Программа университета после обучения в энергостроительном техникуме показалась нам очень легкой, и за два года обучения мы выполнили полный учебный план и подготовили проект водоснабжения и водоотведения Селенгинской картонной фабрики. В период обучения меня поразило, что многие преподаватели вымогали деньги со студентов и без оплаты отказывались принимать экзамен или зачет, хотя все мы обучались на платной форме обучения. Система образования деградировала, но я была твердо убеждена, что если я знаю предмет, то мне могут поставить ниже оценку, но я все равно сдам предмет и давать взятку я не буду никогда. После защиты дипломного проекта и получения диплома, мне вновь предложили остаться работать в университете, и я стала задумываться об аспирантуре. После моего разговора с Виталием Андреевичем Филонюком, поделившимся со мной своими соображениями по теории времени, я просто заболела этой идеей. Я хотела возместить ущерб за срубленные на моем участке деревья и посвятила свою работу проблеме оценки антропогенного воздействия на природную систему.

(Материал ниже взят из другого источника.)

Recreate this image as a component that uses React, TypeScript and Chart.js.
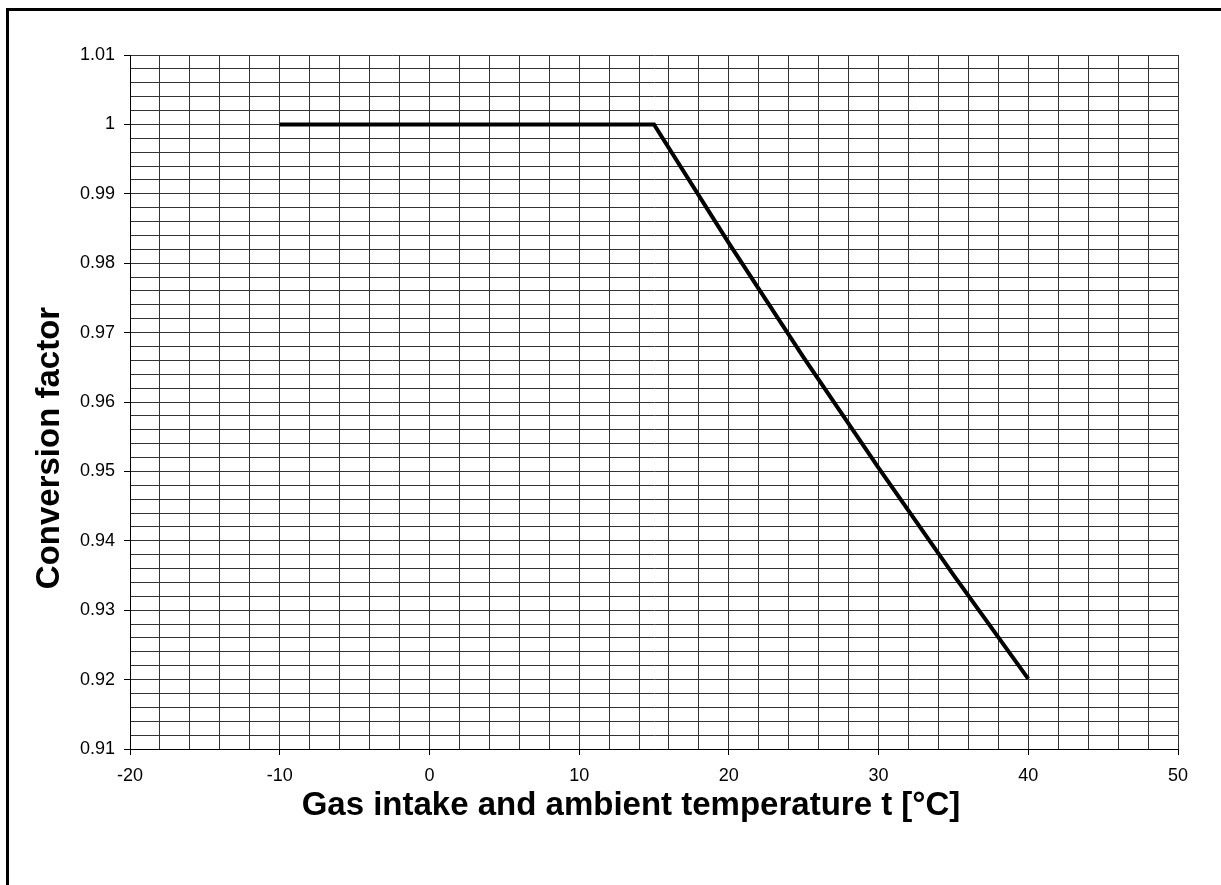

Вернувшись на работу в университет на кафедру Финансы и кредит в качестве методиста, я получила возможность бесплатного обучения в аспирантуре. Составление учебных планов и разработка учебных и рабочих программ, подбор учебной литературы и подготовка учебных пособий – это был уникальный и очень полезный опыт. Однако атмосфера тотальной коррупции на этой кафедре вынудили меня искать возможность сменить работу, и я с удовольствием приняла предложение перейти преподавателем на кафедру Экономической теории. С ужасом я обнаружила, что и здесь царит атмосфера коррупции, которой я всегда чуждалась. Поговорив с проректором по науке Евстафьевым Сергеем Николаевичем, который мне предложил взять год для завершения работы над кандидатской диссертацией, я пришла к выводу, что это самый лучший вариант для меня. Этому человеку я благодарна за предоставленную мне возможность закончить научную работу, он спас меня от необходимости научиться давать взятки.